* _EXERCISE_: Retype exactly what appears below from the line containing "Output the component" down to the line containing "Chart.register(...registerables);", keeping both end lines. Do not include pictures.

* _SUPPLIED DATA_:
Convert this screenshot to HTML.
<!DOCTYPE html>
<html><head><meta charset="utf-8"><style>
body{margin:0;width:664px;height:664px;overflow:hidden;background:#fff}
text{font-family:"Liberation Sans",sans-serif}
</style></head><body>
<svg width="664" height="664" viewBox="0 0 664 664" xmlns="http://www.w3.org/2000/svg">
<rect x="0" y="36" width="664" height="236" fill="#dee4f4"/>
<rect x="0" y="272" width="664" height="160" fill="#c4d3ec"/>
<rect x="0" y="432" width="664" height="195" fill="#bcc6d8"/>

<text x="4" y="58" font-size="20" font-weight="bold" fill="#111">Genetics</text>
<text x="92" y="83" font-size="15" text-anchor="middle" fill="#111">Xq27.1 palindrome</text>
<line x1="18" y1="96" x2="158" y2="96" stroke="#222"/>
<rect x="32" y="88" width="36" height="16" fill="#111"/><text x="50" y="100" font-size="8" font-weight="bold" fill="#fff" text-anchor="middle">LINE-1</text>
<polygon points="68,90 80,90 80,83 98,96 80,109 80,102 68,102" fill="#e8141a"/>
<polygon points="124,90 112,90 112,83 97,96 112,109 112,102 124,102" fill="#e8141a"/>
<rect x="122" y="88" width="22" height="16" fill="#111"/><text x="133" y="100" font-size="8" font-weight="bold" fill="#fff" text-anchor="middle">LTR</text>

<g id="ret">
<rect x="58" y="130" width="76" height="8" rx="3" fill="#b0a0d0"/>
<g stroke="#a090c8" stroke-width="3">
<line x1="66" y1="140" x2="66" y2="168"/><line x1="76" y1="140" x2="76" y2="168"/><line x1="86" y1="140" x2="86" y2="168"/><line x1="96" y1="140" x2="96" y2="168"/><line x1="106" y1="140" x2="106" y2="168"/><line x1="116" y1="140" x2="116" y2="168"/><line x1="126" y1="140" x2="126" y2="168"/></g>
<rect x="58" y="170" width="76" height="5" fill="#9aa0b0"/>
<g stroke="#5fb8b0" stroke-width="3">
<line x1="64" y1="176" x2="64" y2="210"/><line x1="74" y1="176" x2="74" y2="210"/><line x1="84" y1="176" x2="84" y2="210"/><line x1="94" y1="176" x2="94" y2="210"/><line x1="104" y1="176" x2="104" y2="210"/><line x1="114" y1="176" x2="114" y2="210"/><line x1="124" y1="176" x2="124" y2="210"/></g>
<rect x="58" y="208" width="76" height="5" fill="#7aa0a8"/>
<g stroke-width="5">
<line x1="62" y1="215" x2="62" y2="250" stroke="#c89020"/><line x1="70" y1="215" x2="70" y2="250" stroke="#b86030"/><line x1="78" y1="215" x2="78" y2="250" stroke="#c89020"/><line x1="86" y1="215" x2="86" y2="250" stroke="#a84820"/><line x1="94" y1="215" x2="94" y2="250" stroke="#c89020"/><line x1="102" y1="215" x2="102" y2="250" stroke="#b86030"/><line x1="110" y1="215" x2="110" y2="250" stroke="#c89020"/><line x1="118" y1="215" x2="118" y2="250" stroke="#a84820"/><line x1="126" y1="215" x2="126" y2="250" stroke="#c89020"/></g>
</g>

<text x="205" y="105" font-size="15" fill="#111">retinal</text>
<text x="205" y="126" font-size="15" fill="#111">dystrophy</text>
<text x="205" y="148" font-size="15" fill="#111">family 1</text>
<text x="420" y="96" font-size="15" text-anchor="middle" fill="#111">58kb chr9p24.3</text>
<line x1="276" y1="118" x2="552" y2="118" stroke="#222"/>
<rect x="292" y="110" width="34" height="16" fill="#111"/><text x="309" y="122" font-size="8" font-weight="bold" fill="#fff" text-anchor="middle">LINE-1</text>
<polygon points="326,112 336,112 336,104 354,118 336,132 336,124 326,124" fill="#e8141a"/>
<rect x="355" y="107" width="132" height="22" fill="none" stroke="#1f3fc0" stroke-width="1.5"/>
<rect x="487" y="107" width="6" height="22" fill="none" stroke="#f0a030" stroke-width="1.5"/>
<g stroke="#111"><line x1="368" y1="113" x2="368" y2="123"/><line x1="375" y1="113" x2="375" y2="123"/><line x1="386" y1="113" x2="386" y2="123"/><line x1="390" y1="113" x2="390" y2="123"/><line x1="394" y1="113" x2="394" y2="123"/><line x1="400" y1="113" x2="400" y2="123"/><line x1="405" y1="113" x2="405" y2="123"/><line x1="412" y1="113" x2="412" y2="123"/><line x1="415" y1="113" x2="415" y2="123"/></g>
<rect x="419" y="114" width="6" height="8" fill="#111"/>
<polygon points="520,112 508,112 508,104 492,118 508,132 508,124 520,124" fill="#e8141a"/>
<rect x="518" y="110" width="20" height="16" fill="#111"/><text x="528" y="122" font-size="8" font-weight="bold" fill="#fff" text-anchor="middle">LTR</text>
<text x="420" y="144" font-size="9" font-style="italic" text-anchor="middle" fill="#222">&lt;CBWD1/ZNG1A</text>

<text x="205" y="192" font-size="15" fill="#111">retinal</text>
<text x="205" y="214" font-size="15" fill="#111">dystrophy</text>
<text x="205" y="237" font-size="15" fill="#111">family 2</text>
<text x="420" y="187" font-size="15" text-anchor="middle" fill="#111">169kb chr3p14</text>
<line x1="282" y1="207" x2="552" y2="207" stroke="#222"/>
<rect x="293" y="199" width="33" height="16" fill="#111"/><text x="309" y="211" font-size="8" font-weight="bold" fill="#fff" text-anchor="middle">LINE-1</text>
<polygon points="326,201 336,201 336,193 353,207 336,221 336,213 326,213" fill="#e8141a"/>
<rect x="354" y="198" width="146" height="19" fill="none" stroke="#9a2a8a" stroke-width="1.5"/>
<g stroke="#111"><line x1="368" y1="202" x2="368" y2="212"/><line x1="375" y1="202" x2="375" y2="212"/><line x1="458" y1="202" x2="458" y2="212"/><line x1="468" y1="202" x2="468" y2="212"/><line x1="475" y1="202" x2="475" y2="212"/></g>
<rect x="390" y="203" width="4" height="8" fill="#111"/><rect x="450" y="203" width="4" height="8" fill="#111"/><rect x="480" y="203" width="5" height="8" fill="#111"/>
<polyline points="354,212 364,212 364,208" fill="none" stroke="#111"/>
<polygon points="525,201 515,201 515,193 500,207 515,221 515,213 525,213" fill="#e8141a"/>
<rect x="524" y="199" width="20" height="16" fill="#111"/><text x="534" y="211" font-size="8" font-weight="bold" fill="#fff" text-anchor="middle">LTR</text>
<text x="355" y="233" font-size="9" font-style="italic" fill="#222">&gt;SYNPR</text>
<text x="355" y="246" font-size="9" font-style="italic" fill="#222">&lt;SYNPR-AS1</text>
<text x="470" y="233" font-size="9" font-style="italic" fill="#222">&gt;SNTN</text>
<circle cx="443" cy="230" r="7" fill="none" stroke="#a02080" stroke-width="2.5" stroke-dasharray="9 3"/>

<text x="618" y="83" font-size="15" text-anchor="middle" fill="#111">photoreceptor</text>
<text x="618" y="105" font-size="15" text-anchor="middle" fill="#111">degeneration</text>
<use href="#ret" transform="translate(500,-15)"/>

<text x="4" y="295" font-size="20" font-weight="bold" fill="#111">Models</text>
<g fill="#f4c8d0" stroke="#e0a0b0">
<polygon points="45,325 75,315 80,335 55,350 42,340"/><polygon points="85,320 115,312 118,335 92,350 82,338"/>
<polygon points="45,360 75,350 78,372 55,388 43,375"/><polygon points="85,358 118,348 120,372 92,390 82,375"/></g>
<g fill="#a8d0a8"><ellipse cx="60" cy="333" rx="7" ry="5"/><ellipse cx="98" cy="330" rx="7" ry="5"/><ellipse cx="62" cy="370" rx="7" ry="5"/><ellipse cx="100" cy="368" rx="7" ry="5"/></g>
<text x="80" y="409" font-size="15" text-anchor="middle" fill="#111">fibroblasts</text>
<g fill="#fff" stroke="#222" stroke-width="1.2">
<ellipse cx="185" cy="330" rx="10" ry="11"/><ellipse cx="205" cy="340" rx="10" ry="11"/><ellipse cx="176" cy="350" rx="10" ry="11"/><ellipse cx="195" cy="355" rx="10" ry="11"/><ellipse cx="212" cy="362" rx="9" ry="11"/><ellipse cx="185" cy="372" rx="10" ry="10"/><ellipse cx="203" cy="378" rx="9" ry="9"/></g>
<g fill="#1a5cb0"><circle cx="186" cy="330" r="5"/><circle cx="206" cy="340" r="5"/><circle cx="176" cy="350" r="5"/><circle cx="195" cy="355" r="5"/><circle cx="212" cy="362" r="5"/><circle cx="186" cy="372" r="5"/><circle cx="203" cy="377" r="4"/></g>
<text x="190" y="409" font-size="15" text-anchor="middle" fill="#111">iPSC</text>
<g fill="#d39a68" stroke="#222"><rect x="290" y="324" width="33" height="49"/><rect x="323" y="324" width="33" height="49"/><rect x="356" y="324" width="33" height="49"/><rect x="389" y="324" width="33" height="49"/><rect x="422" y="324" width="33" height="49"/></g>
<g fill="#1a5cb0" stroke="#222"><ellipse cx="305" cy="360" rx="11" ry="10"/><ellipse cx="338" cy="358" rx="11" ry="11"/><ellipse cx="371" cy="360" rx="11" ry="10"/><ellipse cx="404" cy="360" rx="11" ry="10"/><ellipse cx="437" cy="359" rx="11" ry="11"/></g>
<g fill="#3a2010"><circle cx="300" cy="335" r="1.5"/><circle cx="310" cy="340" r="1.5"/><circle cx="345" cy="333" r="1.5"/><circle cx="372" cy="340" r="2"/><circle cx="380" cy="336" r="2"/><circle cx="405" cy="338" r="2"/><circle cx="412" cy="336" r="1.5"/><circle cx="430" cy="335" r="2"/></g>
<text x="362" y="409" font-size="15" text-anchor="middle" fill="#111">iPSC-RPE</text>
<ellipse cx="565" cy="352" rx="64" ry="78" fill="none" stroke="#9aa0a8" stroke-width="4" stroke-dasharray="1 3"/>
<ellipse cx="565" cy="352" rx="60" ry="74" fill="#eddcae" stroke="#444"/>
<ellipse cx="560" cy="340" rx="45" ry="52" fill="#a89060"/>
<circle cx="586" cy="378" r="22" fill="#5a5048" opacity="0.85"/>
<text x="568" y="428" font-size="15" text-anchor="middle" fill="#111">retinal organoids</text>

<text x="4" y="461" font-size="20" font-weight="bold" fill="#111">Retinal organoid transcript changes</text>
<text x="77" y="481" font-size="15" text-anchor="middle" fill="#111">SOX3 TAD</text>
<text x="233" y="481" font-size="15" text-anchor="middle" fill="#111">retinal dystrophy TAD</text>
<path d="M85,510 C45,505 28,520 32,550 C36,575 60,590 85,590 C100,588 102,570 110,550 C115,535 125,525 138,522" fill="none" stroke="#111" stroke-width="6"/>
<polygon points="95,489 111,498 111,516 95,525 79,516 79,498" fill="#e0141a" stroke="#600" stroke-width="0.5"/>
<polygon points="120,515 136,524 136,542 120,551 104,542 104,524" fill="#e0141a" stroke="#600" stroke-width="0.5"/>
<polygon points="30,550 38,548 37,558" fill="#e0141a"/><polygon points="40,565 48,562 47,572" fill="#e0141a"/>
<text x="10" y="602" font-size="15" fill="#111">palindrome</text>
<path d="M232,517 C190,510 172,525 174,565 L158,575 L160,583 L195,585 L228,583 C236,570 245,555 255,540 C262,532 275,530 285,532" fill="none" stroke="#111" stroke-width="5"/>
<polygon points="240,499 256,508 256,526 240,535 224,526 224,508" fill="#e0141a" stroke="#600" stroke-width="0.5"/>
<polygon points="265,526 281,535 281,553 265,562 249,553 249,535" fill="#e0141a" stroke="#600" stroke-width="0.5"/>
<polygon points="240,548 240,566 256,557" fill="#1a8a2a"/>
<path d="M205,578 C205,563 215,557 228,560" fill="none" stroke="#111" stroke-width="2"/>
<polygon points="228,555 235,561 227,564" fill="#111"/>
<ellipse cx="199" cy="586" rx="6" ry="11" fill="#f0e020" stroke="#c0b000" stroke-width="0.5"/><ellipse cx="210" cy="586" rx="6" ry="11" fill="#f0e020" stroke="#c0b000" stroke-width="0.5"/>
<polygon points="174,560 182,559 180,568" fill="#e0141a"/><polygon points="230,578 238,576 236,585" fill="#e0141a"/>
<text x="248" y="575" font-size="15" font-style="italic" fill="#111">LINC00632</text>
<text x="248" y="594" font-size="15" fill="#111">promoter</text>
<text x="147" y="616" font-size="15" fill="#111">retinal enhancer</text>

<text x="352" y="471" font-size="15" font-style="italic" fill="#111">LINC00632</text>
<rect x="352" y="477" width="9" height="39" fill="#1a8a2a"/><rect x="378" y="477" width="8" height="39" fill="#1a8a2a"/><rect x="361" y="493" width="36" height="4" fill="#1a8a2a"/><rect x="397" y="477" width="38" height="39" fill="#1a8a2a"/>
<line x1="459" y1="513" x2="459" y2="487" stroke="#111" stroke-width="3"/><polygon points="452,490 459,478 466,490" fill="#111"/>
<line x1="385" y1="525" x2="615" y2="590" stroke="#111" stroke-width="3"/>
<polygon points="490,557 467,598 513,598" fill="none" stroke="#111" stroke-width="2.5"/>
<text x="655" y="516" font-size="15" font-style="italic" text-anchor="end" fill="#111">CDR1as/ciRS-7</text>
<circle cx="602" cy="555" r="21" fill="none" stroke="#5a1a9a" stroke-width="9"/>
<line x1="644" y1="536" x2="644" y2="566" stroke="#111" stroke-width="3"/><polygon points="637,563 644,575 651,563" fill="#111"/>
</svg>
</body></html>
* * *
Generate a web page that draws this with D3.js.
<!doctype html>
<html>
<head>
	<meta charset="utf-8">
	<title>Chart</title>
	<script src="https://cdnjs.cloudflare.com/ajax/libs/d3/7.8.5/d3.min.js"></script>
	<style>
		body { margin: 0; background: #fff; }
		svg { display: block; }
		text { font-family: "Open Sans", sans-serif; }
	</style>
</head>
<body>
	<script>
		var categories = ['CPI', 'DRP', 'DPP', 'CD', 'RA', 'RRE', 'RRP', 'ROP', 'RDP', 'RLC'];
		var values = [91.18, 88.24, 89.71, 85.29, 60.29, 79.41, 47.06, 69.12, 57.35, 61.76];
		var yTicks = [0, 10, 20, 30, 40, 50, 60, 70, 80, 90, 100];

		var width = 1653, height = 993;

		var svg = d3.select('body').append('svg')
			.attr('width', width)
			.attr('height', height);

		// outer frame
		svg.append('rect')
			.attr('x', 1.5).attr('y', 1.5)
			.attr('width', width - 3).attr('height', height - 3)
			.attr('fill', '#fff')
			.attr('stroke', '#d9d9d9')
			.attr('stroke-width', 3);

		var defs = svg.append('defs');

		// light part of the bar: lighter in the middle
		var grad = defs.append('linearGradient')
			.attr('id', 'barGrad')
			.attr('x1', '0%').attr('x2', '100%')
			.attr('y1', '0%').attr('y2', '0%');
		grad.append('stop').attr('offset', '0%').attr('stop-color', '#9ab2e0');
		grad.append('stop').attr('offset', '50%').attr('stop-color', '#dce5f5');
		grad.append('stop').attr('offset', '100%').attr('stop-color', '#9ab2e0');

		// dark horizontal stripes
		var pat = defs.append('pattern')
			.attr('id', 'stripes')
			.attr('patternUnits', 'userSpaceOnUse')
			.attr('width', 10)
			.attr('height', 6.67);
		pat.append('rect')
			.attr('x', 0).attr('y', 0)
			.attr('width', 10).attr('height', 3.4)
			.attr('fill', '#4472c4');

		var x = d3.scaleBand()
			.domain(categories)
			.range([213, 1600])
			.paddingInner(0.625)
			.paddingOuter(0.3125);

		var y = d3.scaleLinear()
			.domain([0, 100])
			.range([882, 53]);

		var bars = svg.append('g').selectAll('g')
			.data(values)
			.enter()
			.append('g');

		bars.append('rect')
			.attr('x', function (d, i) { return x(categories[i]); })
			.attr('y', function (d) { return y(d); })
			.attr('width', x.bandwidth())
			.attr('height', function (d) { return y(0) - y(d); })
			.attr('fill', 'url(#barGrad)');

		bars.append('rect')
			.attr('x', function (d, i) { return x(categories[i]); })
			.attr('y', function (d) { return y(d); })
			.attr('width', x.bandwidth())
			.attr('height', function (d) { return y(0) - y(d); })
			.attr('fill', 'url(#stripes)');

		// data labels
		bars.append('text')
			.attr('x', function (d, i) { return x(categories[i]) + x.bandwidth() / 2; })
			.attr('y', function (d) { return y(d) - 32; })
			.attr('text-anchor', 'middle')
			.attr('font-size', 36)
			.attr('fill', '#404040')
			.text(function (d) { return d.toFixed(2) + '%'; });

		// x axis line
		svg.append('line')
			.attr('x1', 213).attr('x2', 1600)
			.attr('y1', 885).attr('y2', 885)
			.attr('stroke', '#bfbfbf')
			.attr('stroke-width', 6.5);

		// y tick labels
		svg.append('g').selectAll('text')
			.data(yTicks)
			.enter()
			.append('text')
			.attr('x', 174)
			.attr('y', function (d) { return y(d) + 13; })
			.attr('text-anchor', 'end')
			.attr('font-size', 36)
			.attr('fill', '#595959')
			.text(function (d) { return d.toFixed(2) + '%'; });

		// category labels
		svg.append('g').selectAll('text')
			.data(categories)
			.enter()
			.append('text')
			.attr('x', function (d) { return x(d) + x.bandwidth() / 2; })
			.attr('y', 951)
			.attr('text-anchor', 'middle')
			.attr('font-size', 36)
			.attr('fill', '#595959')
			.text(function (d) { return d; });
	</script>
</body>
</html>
==
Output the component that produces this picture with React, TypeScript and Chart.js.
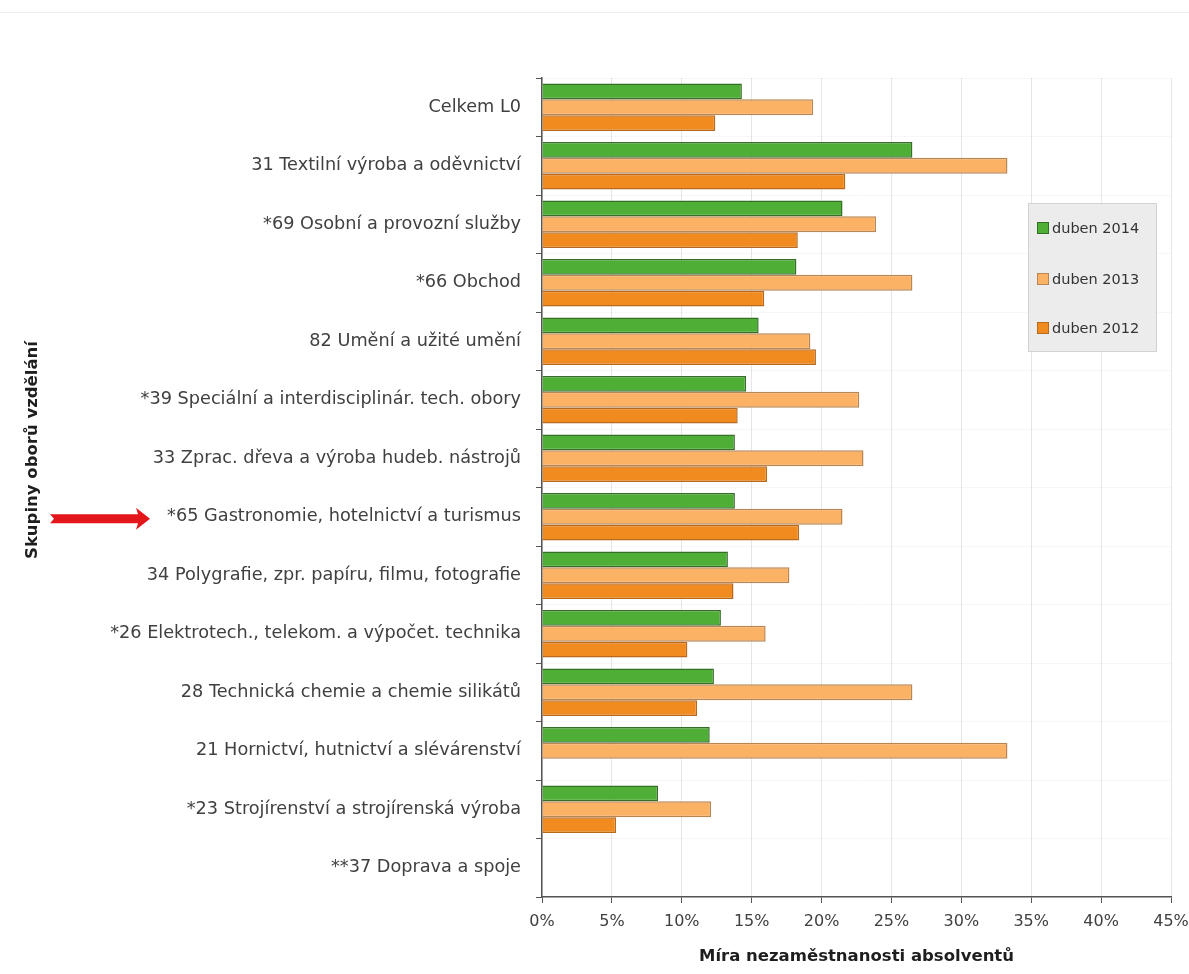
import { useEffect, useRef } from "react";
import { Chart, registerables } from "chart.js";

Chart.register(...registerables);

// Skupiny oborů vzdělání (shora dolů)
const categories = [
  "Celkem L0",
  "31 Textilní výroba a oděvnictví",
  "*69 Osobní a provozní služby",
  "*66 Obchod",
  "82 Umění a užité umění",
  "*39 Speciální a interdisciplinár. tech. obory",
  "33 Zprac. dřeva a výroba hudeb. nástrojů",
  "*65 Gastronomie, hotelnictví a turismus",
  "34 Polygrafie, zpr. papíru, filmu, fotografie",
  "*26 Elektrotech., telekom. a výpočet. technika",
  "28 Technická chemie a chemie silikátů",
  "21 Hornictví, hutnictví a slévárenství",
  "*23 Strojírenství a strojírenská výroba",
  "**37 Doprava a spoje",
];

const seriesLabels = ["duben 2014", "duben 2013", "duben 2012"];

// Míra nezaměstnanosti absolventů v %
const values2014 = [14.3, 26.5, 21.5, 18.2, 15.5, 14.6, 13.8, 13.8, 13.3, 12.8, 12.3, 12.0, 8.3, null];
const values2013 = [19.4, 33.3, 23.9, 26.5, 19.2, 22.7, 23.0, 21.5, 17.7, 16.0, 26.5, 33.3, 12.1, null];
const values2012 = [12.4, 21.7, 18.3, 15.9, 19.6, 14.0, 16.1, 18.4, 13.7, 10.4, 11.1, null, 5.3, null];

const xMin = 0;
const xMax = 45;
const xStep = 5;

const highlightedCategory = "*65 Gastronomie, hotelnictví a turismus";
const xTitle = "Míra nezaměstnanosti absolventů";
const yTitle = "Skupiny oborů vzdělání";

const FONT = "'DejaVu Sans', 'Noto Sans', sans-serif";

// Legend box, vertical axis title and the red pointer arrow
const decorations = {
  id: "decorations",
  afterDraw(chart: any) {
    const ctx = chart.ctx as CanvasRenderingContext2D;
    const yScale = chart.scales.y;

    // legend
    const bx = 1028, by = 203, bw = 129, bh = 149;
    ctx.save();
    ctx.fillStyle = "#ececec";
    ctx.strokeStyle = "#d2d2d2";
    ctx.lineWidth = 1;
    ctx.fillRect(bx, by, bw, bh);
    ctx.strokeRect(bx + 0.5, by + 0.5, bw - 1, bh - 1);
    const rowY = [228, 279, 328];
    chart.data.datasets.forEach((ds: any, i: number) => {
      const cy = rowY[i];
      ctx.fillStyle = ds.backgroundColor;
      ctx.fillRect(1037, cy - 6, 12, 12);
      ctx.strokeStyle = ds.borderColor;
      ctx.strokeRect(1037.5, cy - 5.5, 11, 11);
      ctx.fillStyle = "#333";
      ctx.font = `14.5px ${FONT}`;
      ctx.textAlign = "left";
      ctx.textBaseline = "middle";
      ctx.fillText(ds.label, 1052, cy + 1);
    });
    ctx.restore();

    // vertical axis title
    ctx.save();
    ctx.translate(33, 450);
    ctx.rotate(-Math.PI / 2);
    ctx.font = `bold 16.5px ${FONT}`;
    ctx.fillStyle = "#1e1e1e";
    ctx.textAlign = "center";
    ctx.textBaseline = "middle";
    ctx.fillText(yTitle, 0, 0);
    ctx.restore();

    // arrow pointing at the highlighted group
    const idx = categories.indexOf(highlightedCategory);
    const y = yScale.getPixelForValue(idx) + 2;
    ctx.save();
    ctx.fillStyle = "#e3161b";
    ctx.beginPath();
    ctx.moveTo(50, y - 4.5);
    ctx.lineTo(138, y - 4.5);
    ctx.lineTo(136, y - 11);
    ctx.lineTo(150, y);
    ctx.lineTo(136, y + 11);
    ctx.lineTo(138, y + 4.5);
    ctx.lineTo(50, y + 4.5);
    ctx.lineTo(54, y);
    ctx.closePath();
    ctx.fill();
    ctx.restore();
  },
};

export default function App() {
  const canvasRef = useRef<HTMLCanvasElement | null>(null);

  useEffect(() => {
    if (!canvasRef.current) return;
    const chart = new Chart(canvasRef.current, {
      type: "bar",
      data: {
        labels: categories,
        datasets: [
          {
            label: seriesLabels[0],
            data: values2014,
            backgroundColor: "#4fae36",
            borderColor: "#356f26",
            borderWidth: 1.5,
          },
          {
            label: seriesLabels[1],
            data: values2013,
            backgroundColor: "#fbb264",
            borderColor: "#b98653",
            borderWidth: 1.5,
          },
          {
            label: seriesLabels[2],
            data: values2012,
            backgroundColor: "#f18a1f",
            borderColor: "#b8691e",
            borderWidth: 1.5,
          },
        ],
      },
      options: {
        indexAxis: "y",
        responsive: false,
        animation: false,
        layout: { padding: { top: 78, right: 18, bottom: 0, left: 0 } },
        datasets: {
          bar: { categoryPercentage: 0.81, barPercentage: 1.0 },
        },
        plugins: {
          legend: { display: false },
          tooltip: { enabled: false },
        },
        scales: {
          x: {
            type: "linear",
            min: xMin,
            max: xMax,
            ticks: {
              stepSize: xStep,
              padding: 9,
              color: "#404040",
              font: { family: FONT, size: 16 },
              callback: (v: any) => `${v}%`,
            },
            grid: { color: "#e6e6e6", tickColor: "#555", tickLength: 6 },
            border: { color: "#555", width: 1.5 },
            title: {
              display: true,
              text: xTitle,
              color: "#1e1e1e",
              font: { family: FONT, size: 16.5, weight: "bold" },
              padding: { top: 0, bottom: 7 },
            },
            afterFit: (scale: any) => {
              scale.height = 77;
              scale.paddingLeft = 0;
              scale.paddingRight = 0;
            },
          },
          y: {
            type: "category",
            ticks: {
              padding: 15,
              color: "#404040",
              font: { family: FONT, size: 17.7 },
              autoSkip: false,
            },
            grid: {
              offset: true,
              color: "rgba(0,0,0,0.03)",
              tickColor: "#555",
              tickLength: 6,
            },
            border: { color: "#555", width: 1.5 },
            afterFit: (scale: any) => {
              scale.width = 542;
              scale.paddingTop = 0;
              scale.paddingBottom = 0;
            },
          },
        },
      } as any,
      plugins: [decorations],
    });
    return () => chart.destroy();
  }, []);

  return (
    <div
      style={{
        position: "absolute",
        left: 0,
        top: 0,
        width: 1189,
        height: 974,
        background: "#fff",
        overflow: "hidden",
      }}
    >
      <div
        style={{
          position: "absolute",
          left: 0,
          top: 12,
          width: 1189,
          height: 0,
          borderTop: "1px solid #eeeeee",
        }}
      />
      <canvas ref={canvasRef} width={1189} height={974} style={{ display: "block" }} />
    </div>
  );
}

* _SOLUTION FOR THIS TASK_:
Output the component that produces this picture with React, TypeScript and Chart.js.
import { useEffect, useRef } from "react";
import { Chart, registerables } from "chart.js";

Chart.register(...registerables);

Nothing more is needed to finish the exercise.